The request: Work out how many lines in the entries contain the string "this", and give nothing but that number.

+---+

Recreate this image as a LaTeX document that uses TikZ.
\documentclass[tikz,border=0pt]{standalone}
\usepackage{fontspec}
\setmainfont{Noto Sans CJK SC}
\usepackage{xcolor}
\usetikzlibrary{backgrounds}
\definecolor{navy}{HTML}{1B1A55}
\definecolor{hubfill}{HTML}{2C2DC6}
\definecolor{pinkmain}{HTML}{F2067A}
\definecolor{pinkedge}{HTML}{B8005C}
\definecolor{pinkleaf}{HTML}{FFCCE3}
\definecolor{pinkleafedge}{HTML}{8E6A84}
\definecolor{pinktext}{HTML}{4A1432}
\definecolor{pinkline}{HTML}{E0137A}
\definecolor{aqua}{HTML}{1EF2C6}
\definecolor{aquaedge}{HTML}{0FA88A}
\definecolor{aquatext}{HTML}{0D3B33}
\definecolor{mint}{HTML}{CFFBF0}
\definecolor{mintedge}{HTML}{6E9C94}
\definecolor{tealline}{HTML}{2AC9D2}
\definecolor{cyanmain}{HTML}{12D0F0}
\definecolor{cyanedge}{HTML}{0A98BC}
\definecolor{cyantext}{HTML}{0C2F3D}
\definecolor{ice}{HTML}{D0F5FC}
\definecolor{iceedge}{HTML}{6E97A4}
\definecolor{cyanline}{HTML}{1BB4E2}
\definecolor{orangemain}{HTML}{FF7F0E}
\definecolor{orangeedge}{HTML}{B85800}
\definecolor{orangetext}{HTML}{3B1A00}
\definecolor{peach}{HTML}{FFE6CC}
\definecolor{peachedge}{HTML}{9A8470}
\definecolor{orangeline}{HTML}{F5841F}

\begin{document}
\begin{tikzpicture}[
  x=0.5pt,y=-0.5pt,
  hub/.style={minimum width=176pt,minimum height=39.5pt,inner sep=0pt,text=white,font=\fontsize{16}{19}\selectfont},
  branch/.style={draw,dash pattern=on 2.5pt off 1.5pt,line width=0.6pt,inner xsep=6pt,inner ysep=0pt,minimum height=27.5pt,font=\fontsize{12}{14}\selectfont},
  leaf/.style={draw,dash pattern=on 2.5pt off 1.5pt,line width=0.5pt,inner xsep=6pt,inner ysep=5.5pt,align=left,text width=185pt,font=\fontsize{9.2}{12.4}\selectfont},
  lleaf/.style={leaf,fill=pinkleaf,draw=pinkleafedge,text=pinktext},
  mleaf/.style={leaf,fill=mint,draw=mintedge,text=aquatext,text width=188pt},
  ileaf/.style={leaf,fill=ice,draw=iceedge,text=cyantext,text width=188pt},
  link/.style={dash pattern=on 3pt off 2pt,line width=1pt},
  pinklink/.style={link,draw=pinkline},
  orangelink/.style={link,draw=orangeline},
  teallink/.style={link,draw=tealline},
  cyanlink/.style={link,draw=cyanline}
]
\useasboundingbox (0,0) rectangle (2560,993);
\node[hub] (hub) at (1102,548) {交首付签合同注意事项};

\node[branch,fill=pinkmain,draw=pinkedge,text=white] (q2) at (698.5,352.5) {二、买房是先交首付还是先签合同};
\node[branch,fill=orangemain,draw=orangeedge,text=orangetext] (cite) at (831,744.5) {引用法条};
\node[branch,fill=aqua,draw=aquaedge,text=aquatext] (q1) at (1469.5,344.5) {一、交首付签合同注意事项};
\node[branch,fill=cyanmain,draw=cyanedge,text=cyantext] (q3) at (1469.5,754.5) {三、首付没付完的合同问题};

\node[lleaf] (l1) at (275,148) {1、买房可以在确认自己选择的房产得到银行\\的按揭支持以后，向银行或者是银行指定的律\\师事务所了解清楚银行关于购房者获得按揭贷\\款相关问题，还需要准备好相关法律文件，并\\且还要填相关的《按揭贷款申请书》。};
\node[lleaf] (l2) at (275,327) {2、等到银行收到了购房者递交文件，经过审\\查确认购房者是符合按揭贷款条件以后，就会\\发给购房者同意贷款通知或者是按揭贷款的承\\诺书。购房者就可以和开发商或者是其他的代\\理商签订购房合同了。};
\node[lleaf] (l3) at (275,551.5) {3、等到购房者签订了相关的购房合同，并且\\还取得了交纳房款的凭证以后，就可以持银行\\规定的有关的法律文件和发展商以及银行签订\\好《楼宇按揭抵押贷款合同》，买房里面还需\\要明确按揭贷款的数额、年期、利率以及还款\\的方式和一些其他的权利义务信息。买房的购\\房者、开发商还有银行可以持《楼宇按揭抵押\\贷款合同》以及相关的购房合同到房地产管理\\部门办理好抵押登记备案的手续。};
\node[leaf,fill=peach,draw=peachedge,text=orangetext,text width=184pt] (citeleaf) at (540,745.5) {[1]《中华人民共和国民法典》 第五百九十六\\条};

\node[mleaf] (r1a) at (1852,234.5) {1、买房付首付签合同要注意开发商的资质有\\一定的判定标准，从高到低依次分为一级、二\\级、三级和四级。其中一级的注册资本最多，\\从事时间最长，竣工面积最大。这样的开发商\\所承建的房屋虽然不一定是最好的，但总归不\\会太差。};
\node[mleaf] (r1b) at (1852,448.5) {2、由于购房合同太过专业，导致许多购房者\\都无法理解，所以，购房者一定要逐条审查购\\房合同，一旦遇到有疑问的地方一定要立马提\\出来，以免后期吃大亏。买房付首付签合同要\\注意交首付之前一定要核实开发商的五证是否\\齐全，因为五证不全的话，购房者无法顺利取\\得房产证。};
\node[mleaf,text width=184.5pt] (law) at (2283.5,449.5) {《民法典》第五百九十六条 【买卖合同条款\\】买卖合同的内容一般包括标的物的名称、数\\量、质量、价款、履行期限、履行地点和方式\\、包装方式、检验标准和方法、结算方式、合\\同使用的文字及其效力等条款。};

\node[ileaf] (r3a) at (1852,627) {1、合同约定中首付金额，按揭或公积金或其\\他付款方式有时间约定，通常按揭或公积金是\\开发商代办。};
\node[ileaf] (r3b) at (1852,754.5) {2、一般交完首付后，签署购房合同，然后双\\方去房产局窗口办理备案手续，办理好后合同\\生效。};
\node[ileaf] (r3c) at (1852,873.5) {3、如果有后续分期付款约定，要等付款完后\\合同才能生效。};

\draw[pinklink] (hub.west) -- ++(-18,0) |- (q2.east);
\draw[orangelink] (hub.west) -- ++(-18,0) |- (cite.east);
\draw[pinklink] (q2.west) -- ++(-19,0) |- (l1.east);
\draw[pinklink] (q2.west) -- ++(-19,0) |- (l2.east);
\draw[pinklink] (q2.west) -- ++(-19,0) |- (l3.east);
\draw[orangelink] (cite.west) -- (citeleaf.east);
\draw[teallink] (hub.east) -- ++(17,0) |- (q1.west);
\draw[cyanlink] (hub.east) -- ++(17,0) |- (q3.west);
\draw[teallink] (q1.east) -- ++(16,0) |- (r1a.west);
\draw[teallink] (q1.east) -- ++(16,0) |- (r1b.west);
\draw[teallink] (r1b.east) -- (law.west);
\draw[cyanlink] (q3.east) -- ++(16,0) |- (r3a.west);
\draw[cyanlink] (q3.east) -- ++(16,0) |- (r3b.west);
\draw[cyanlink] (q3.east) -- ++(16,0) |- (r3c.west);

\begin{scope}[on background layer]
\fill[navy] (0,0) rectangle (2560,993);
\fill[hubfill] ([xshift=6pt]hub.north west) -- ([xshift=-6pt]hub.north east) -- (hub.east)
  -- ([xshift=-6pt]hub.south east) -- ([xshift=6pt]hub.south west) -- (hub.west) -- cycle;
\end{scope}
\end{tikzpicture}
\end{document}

+---+

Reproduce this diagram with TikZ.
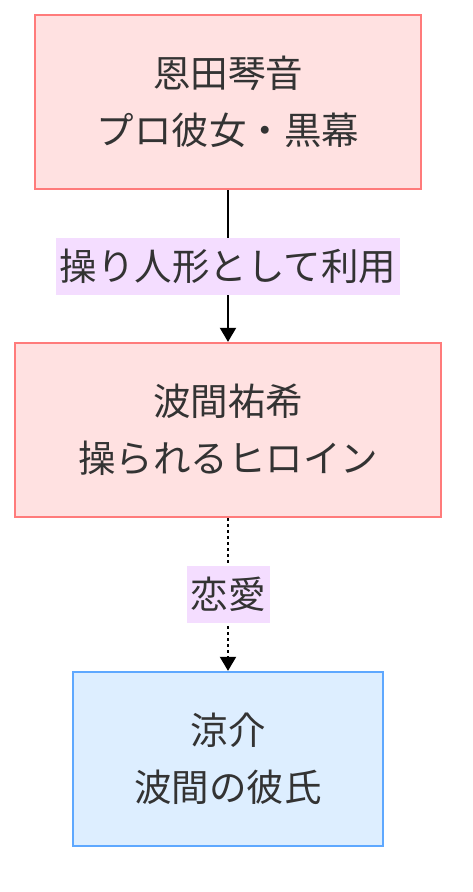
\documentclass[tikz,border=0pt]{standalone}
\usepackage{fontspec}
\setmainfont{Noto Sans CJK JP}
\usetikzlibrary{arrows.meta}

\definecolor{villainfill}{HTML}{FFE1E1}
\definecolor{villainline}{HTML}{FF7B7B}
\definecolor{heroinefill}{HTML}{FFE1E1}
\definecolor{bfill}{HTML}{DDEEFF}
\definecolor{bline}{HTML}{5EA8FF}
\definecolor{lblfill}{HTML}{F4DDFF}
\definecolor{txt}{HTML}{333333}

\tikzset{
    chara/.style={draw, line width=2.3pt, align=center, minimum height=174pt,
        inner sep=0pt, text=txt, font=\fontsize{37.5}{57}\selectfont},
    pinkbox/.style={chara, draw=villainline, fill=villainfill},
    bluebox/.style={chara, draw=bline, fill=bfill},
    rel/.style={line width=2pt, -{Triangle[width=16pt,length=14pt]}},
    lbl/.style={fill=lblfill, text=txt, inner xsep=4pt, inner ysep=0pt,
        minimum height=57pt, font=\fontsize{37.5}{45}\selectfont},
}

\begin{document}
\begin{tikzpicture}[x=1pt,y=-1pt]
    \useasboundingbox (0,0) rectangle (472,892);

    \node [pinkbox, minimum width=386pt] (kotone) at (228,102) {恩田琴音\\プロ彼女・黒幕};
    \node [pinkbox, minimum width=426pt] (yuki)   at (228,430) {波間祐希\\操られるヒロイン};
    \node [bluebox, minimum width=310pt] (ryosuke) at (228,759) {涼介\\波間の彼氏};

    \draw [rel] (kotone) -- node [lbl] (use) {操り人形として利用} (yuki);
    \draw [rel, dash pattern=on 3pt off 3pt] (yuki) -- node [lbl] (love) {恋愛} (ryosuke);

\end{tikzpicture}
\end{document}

+---+

Finished exercise: 2